SwRI has a decades-long record of developing and operating NASA science instruments and missions. However, CYGNSS marks the first time SwRI has engineered and constructed complete satellites for the agency.
After launch, the eight microsatellites — each roughly the size of a carry-on suitcase when the solar arrays are stowed — will be oriented in a pattern that allows successive satellites to pass over the same region every 12 minutes, with a median revisit time of less than three hours. Once positioned, the satellites will operate with minimal course adjustments throughout the two-year primary mission.
“With CYGNSS, we’re doing real science with a satellite small enough to literally sit on your desk,” said CYGNSS project manager John Scherrer, program director in the SwRI Space Science and Engineering Division. “While these satellites might be small, they provide big returns with data that we expect to one day help weather forecasters make important weather-related recommendations, such as evacuations.”
The radar detection instruments aboard the constellation will create mapping images representing ocean surface roughness, which is directly related to the surface wind speed. Each microsatellite produces a map image of a GPS radar reflection point at a rate of up to four images per second. Wind speeds are derived from measurements of signal reflections covering 15.5 square miles of ocean surface. Together, the eight CYGNSS satellites can produce 32 wind measurements per second.

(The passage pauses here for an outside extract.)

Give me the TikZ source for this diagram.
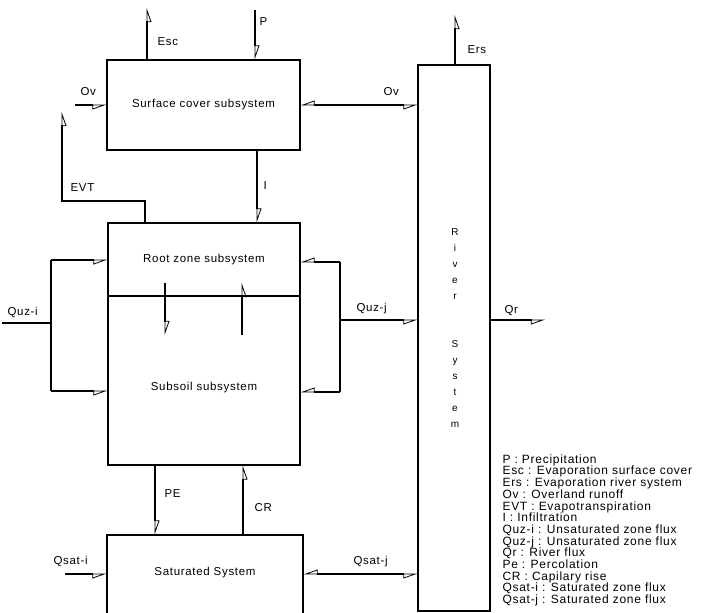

The CYGNSS constellation will be air launched from a Pegasus XL launch vehicle dropped from an L-1011 Stargazer aircraft. A chase plane will broadcast live footage of the launch. The microsatellites are expected to deploy and begin testing and operations within the first 24 hours. Full hurricane science operations will begin in January — well in advance of the 2017 hurricane season.
The CYGNSS Mission Operations Center at SwRI facilities in Boulder, Colorado, will receive the microsatellites’ data and route them to the Science Operations Center at the University of Michigan after initial processing. The Space Physics Research Laboratory at the University of Michigan College of Engineering leads the overall mission execution, and its Climate and Space Sciences and Engineering Department leads the science investigation. Dr. Chris Ruf of the University of Michigan serves as CYGNSS principal investigator. The Earth Science Division of NASA’s Science Mission Directorate oversees the mission. The deployment mechanism for the CYGNSS satellites was built by Sierra Nevada Corporation.